LDEX has been developed at the Laboratory for Atmospheric and Space Physics and Colorado Center for Lunar Dust and Atmospheric Studies. LDEX uses heritage components that were used on previous instruments including the Cassini spacecraft.

The LDEX impact ionization dust detector has a sensor area of about 1 square centimeter. It is a compact, low risk instrument with no deployable components (with the exception of a deployable door) and no flight software. A dust particle impacts the hemispherical target of LDEX and generates a plasma cloud. A –200-Volt bias is applied on the ion focusing grid and generates a radial electric field that separates electrons and ions that are generated on impact. The electrons are collected on the target and are detected by a charge sensitive amplifier. The ions travel to the center of the sensor and are detected by a microchannel plate that is placed behind the focusing grid.

The MPC is divided in two sections, each collects about half of the signal. MCP outputs are connected to current-to-voltage amplifiers in order to measure the the current pulse of the impact. The two MCP signals are being used for coincident detection ensuring the identification of dust impacts as cosmic ray or solar particles only cause a signal on one of the MCPs. Such detections are rejected.

The mass and size of dust impacts are calculated using data from the MCP and CSA as well as laboratory calibrations.

LDEX Design

Images: NASA/University of Colorado
Images: NASA/University of Colorado


Integrated Radiator Assembly with LDEX - Photo: NASA Goddard
Integrated Radiator Assembly with LDEX – Photo: NASA Goddard

LDEX can measure impacts of individual grains with sizes of 0.3 microns. Smaller particles can be detected as a collective as LDEX uses a 0.1-second integration time to measure the cumulative charge of impacts of particles as small as 0.1 microns. Measurements of particle collectives include noise that requires noise background measurements every 10 seconds to correct the science data.

Every 10 seconds, the bias on the ion focusing grid is switched from –200 to +28 Volts for a duration of 1 second. The positive bias stops all dust impact generated ions which results in MCP only picking up background noise.

LDEX has a temporal resolution of less than 3 seconds to make at least 100 measurements in 6 minutes over a 20-degree region approaching the terminator.
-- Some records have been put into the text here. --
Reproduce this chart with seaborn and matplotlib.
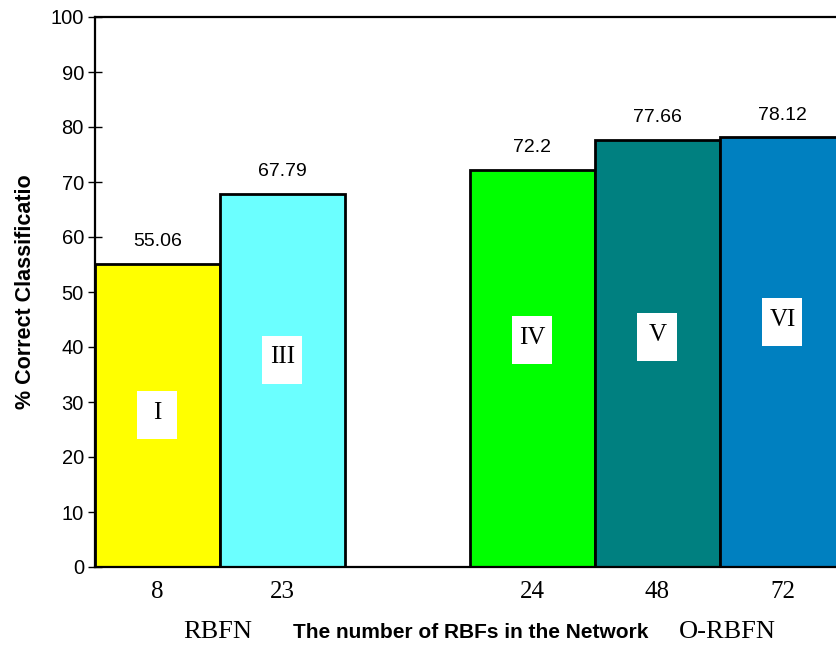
import matplotlib
matplotlib.use("Agg")
import matplotlib.pyplot as plt
from matplotlib.patches import Rectangle
import seaborn as sns
import pandas as pd

# Network sizes (number of RBFs), accuracies and case labels
rbf_counts = ["8", "23", "24", "48", "72"]
accuracy = [55.06, 67.79, 72.2, 77.66, 78.12]
case_labels = ["I", "III", "IV", "V", "VI"]
case_label_heights = [27.6, 37.7, 41.2, 41.8, 44.5]
bar_colors = ["#FFFF00", "#6BFFFF", "#00FF00", "#008080", "#0080C0"]
slot_order = ["8", "23", " ", "24", "48", "72"]

sns.set_style("white")
plt.rcParams["font.family"] = ["Liberation Sans", "DejaVu Sans"]
for key in ["text.color", "axes.labelcolor", "xtick.color", "ytick.color"]:
    plt.rcParams[key] = "black"

df = pd.DataFrame({"rbfs": rbf_counts, "acc": accuracy})

fig = plt.figure(figsize=(8.37, 6.45), dpi=100)
ax = fig.add_axes([95 / 837, 78 / 645, 750 / 837, 550 / 645])

sns.barplot(data=df, x="rbfs", y="acc", order=slot_order, hue="rbfs",
            hue_order=rbf_counts, palette=bar_colors, width=1.0,
            edgecolor="black", linewidth=2, legend=False, ax=ax,
            saturation=1)

ax.set_xlim(-0.5, 5.5)
ax.set_ylim(0, 100)
ax.set_yticks(range(0, 101, 10))
ax.tick_params(axis="y", direction="inout", length=10, width=1,
               labelsize=14.5, pad=3, left=True)
ax.tick_params(axis="x", length=0, pad=10)
ax.set_xticks([0, 1, 3, 4, 5])
ax.set_xticklabels(rbf_counts, fontfamily="Liberation Serif", fontsize=18)

for side in ["top", "left", "bottom"]:
    ax.spines[side].set_visible(True)
    ax.spines[side].set_linewidth(1.6)
    ax.spines[side].set_color("black")
ax.spines["right"].set_visible(False)

ax.set_xlabel("")
ax.set_ylabel("% Correct Classificatio", fontsize=15.5, fontweight="bold")
ax.yaxis.set_label_coords(-0.078, 0.5)

# Case labels sit in fixed-size white boxes inside the bars
box_w, box_h = 0.32, 8.7
positions = [0, 1, 3, 4, 5]
for pos, val, lab, h in zip(positions, accuracy, case_labels, case_label_heights):
    ax.text(pos, val + 2.5, f"{val:g}", ha="center", va="bottom", fontsize=14)
    ax.add_patch(Rectangle((pos - box_w / 2, h - box_h / 2), box_w, box_h,
                           facecolor="white", edgecolor="none", zorder=3))
    ax.text(pos, h + 0.4, lab, ha="center", va="center",
            fontfamily="Liberation Serif", fontsize=18, zorder=4)

fig.text(218 / 837, 0.02, "RBFN", ha="center", va="center",
         fontfamily="Liberation Serif", fontsize=19)
fig.text(471 / 837, 0.02, "The number of RBFs in the Network", ha="center",
         va="center", fontsize=15, fontweight="bold")
fig.text(727 / 837, 0.02, "O-RBFN", ha="center", va="center",
         fontfamily="Liberation Serif", fontsize=19)

fig.savefig("out.png", dpi=100)
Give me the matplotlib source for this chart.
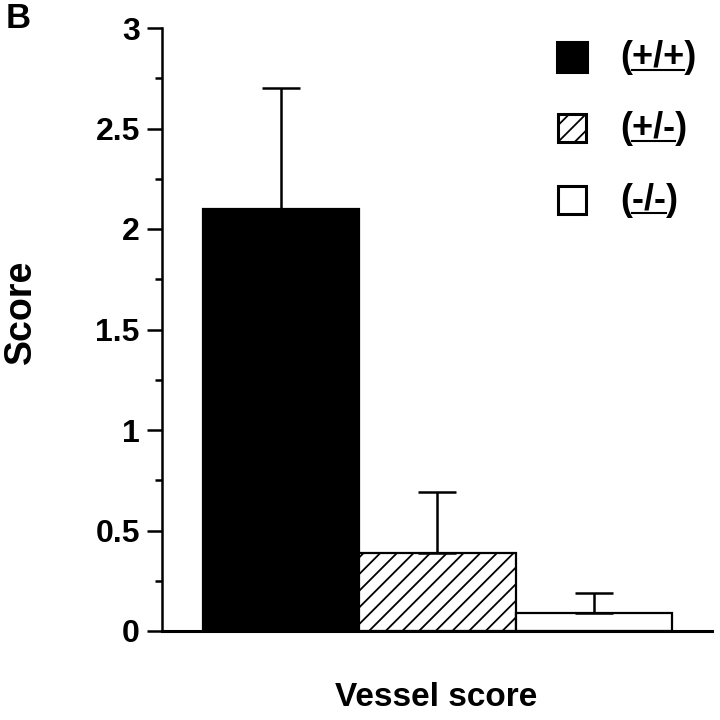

LDEX has a mass of about 3.5 Kilograms. It is 15 by 15 by 20 centimeters in size and requires 6 Watts of power. It provides a data rate of 1kbit/s that is transferred to the avionics unit via the RS-422 bus.

LDEX has no operational temperature requirements, but is equipped with a single heater that ensures the instrument survives in extreme thermal environments.

LDEX was designed by the Laboratory for Atmospheric and Space Physics, University of Colorado and calibrated in Germany at the Heidelberg dust accelerator facility.

Image: NASA Goddard
Image: NASA Goddard


Lunar Laser Communications Demonstration

Part of LADEE’s payload is a technical demonstration that will be used to demonstrate high data rate optical communications between Earth and the Moon in preparation for use of Laser Communications for space and deep space applications. The LLCD System consists of three primary parts: The Lunar Lasercom Space Terminal mounted on LADEE and the Lasercom Ground Terminal with Lasercom Operations Center on Earth. Because the LLCD system is part of the payload, it is not considered part of LADEE’s communications system as all data that is required for mission success is up- and downlinked via LADEE’s S-Band system. LLCD will only demonstrate data transfers.

The project is being managed by the Massachusetts Institute of Technology MIT and Lincoln Laboratory LI in cooperation with NASA’s Goddard Spaceflight Center. The goal is to demonstrate duplex optical communications from a spacecraft in lunar orbit to an Earth-based receiver. LLCD achieves data rates of up to 620 Mbit/s for downlink and 20 Mbit/s for uplink. Additionally, the payload will demonstrate laser ranging with a 2-way time of flight error of less than 200 picoseconds providing sub-centimeter accuracy.